En attendant qui soit reconnu, pour gagner sa vie il travaille comme éclairagiste au City Disco, un club gay de San Francisco. C’est dans ce club qu’il va faire la connaissance de Sylvester, jusqu’à collaborer ensemble en 1979 sur l’album Stars de Sylvester. Mais ceci est une autre histoire.

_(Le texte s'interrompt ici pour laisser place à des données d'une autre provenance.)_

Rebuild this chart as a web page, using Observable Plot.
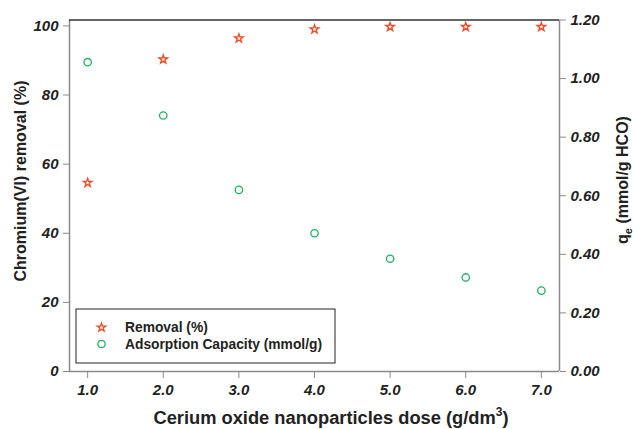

Le label Dark Entries préfère nous faire découvrir les dessous des paillettes, des pistes de danse, chercher le côté « docteur Frankenstein du son » du bricoleur de génie Patrick Cowley, alors confiné dans son coin à l’ombre des regards. Et c’est clair qu’il y a des belles pépites dans ce Some Funkettes qui voit le jour en octobre 2020, soit 45 ans après la création des morceaux. Cette nouvelle compilation contient 6 titres qui ont la particularité d’être des reprises. Composés entre 1975 et 1977, les reprises choisis sont, Do It Any Way You Wanna de People’s Choise, une réinterprétation instrumentale du tube Papa Was The Rolling Stone des Temptations, titré ici en Papa Wuzza Rollinston. La version de 7 minutes de Patrick Cowley est totalement funky, groove, cosmique et entêtante. Le riff de la guitare funky mélangé à la grosse basse et aux synthés sous acid est un must sonore pour les oreilles. Les amateurs de Giorgio Moroder, Black Devil Disco Club seront aux anges. Le morceau minimal, répétitif et orgasmique Spiked Punch reprend le riff de Cameleon d’Herbie Hancock. Magistral ! La face B commence avec le classique des classiques, I Feel Love de Donna Summer. Si la version instrumentale de Patrick Cowley semble proche de l’original composé par Giorgio Moroder, assez rapidement le rythme machine sexuelle et érotique, en fait un morceau contemporain de John Carpenter et précurseur du son électro de Détroit, des premiers albums et mix de Depeche Mode, Gary Newman, Telex et DAF. Après ces 10 minutes chaud comme de la braise, la reprise Dynomite de Tony Camillo’s Bazuka est comme un interlude un peu cheap et barré, tout en étant disco funk. L’album s’achève avec une nouvelle relecture de Chameleon sous l’apparence de Spiked Punch Dub. Cette version qui vient d'être éditée, aurait fait école dans l’électro cheap des années 90/2000 avec des artistes tels que Jake Slazenger, U-Ziq, Aphex Twin, Plaid.  Cette version électro est très moderne, on peut même rajouter intemporel. En tout cas merci au label Dark Entries de nous avoir fait découvrir ses reprises, qui auraient pu rester coincés à tout jamais dans des archives. Ce qui aurait été une grande perte pour les amateurs de musique électronique et de disco underground.